(What you are asked to do)
Leave out the pictures and repeat the data exactly.

^^^^

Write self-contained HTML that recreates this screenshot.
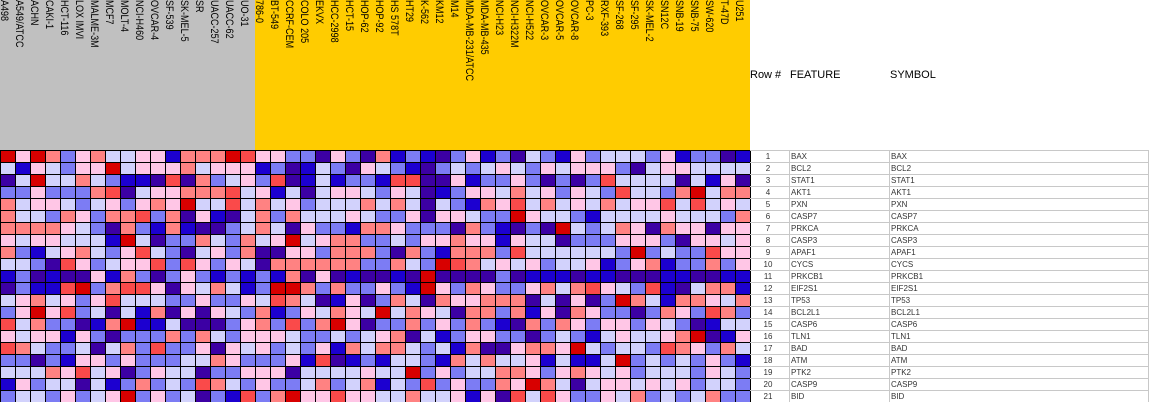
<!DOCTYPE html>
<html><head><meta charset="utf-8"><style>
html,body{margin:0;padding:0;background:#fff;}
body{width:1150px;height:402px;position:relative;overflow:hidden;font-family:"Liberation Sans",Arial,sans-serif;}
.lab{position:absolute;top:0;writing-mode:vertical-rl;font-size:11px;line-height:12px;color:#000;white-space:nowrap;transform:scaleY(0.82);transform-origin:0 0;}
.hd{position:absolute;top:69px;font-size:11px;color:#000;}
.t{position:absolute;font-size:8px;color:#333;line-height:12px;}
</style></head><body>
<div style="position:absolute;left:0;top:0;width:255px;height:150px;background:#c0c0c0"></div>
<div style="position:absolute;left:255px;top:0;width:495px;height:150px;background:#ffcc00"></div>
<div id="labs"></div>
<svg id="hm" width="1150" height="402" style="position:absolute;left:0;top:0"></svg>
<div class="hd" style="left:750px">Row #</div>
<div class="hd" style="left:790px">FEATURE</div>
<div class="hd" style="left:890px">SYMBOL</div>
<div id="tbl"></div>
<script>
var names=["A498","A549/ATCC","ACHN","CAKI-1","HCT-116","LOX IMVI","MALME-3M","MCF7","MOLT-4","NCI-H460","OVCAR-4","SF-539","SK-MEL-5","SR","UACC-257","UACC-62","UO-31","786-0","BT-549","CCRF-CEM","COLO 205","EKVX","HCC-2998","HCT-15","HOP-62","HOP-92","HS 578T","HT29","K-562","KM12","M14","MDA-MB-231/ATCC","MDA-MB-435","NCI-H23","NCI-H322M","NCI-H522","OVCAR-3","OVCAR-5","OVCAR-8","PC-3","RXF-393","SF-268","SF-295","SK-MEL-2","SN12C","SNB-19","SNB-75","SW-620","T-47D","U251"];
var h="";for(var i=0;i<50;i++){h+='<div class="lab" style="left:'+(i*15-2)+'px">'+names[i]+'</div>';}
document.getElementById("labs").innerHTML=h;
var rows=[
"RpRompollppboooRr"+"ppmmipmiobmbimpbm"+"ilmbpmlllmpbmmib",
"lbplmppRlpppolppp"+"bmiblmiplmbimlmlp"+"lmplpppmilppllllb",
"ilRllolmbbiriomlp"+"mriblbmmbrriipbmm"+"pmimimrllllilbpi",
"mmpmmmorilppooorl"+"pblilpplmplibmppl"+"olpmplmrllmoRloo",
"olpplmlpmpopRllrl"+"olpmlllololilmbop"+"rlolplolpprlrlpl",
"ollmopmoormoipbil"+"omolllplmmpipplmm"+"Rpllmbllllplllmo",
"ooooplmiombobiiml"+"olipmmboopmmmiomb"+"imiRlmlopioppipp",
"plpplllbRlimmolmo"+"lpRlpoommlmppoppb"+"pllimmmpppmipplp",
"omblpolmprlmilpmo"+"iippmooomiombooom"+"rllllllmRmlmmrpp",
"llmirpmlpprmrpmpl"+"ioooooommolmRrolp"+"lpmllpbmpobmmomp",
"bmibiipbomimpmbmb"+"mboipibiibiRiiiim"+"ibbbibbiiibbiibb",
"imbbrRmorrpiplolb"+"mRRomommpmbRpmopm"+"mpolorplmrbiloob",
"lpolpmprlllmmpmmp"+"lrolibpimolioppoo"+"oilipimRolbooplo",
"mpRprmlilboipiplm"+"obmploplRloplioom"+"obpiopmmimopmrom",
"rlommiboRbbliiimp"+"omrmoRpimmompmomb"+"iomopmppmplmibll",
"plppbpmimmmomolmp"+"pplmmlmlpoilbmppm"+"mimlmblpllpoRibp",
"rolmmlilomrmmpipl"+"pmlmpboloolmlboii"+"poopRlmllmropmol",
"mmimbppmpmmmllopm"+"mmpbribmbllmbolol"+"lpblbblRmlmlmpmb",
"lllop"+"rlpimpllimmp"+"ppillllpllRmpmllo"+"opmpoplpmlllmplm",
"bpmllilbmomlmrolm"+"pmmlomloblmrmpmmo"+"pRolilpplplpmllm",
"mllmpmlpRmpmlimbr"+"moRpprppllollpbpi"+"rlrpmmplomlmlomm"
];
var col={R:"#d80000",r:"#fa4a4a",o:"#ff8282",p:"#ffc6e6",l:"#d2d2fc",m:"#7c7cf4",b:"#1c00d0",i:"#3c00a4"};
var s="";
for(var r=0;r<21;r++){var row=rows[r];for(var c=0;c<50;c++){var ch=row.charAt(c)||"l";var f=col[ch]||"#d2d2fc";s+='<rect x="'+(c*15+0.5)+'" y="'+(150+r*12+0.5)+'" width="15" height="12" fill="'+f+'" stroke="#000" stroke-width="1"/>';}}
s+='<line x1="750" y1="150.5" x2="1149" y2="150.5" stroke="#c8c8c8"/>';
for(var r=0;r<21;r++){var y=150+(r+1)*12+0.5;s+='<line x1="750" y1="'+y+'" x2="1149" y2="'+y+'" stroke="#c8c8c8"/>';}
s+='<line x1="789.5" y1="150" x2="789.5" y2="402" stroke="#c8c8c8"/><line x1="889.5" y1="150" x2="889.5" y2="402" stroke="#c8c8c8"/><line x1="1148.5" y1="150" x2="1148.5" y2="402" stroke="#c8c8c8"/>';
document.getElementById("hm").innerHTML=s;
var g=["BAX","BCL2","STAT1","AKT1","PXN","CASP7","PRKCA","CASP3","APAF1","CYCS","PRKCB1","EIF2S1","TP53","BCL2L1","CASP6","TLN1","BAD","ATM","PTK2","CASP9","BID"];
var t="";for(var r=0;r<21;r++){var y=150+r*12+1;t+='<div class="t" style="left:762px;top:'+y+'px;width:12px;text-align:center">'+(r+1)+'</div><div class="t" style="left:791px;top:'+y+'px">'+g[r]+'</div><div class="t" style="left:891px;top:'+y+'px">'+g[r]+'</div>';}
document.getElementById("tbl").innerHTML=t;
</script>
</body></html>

^^^^

(Final result)
Write self-contained HTML that recreates this screenshot.
<!DOCTYPE html>
<html><head><meta charset="utf-8"><style>
html,body{margin:0;padding:0;background:#fff;}
body{width:1150px;height:402px;position:relative;overflow:hidden;font-family:"Liberation Sans",Arial,sans-serif;}
.lab{position:absolute;top:0;writing-mode:vertical-rl;font-size:11px;line-height:12px;color:#000;white-space:nowrap;transform:scaleY(0.82);transform-origin:0 0;}
.hd{position:absolute;top:69px;font-size:11px;color:#000;}
.t{position:absolute;font-size:8px;color:#333;line-height:12px;}
</style></head><body>
<div style="position:absolute;left:0;top:0;width:255px;height:150px;background:#c0c0c0"></div>
<div style="position:absolute;left:255px;top:0;width:495px;height:150px;background:#ffcc00"></div>
<div id="labs"></div>
<svg id="hm" width="1150" height="402" style="position:absolute;left:0;top:0"></svg>
<div class="hd" style="left:750px">Row #</div>
<div class="hd" style="left:790px">FEATURE</div>
<div class="hd" style="left:890px">SYMBOL</div>
<div id="tbl"></div>
<script>
var names=["A498","A549/ATCC","ACHN","CAKI-1","HCT-116","LOX IMVI","MALME-3M","MCF7","MOLT-4","NCI-H460","OVCAR-4","SF-539","SK-MEL-5","SR","UACC-257","UACC-62","UO-31","786-0","BT-549","CCRF-CEM","COLO 205","EKVX","HCC-2998","HCT-15","HOP-62","HOP-92","HS 578T","HT29","K-562","KM12","M14","MDA-MB-231/ATCC","MDA-MB-435","NCI-H23","NCI-H322M","NCI-H522","OVCAR-3","OVCAR-5","OVCAR-8","PC-3","RXF-393","SF-268","SF-295","SK-MEL-2","SN12C","SNB-19","SNB-75","SW-620","T-47D","U251"];
var h="";for(var i=0;i<50;i++){h+='<div class="lab" style="left:'+(i*15-2)+'px">'+names[i]+'</div>';}
document.getElementById("labs").innerHTML=h;
var rows=[
"RpRompollppboooRr"+"ppmmipmiobmbimpbm"+"ilmbpmlllmpbmmib",
"lbplmppRlpppolppp"+"bmiblmiplmbimlmlp"+"lmplpppmilppllllb",
"ilRllolmbbiriomlp"+"mriblbmmbrriipbmm"+"pmimimrllllilbpi",
"mmpmmmorilppooorl"+"pblilpplmplibmppl"+"olpmplmrllmoRloo",
"olpplmlpmpopRllrl"+"olpmlllololilmbop"+"rlolplolpprlrlpl",
"ollmopmoormoipbil"+"omolllplmmpipplmm"+"Rpllmbllllplllmo",
"ooooplmiombobiiml"+"olipmmboopmmmiomb"+"imiRlmlopioppipp",
"plpplllbRlimmolmo"+"lpRlpoommlmppoppb"+"pllimmmpppmipplp",
"omblpolmprlmilpmo"+"iippmooomiombooom"+"rllllllmRmlmmrpp",
"llmirpmlpprmrpmpl"+"ioooooommolmRrolp"+"lpmllpbmpobmmomp",
"bmibiipbomimpmbmb"+"mboipibiibiRiiiim"+"ibbbibbiiibbiibb",
"imbbrRmorrpiplolb"+"mRRomommpmbRpmopm"+"mpolorplmrbiloob",
"lpolpmprlllmmpmmp"+"lrolibpimolioppoo"+"oilipimRolbooplo",
"mpRprmlilboipiplm"+"obmploplRloplioom"+"obpiopmmimopmrom",
"rlommiboRbbliiimp"+"omrmoRpimmompmomb"+"iomopmppmplmibll",
"plppbpmimmmomolmp"+"pplmmlmlpoilbmppm"+"mimlmblpllpoRibp",
"rolmmlilomrmmpipl"+"pmlmpboloolmlboii"+"poopRlmllmropmol",
"mmimbppmpmmmllopm"+"mmpbribmbllmbolol"+"lpblbblRmlmlmpmb",
"lllop"+"rlpimpllimmp"+"ppillllpllRmpmllo"+"opmpoplpmlllmplm",
"bpmllilbmomlmrolm"+"pmmlomloblmrmpmmo"+"pRolilpplplpmllm",
"mllmpmlpRmpmlimbr"+"moRpprppllollpbpi"+"rlrpmmplomlmlomm"
];
var col={R:"#d80000",r:"#fa4a4a",o:"#ff8282",p:"#ffc6e6",l:"#d2d2fc",m:"#7c7cf4",b:"#1c00d0",i:"#3c00a4"};
var s="";
for(var r=0;r<21;r++){var row=rows[r];for(var c=0;c<50;c++){var ch=row.charAt(c)||"l";var f=col[ch]||"#d2d2fc";s+='<rect x="'+(c*15+0.5)+'" y="'+(150+r*12+0.5)+'" width="15" height="12" fill="'+f+'" stroke="#000" stroke-width="1"/>';}}
s+='<line x1="750" y1="150.5" x2="1149" y2="150.5" stroke="#c8c8c8"/>';
for(var r=0;r<21;r++){var y=150+(r+1)*12+0.5;s+='<line x1="750" y1="'+y+'" x2="1149" y2="'+y+'" stroke="#c8c8c8"/>';}
s+='<line x1="789.5" y1="150" x2="789.5" y2="402" stroke="#c8c8c8"/><line x1="889.5" y1="150" x2="889.5" y2="402" stroke="#c8c8c8"/><line x1="1148.5" y1="150" x2="1148.5" y2="402" stroke="#c8c8c8"/>';
document.getElementById("hm").innerHTML=s;
var g=["BAX","BCL2","STAT1","AKT1","PXN","CASP7","PRKCA","CASP3","APAF1","CYCS","PRKCB1","EIF2S1","TP53","BCL2L1","CASP6","TLN1","BAD","ATM","PTK2","CASP9","BID"];
var t="";for(var r=0;r<21;r++){var y=150+r*12+1;t+='<div class="t" style="left:762px;top:'+y+'px;width:12px;text-align:center">'+(r+1)+'</div><div class="t" style="left:791px;top:'+y+'px">'+g[r]+'</div><div class="t" style="left:891px;top:'+y+'px">'+g[r]+'</div>';}
document.getElementById("tbl").innerHTML=t;
</script>
</body></html>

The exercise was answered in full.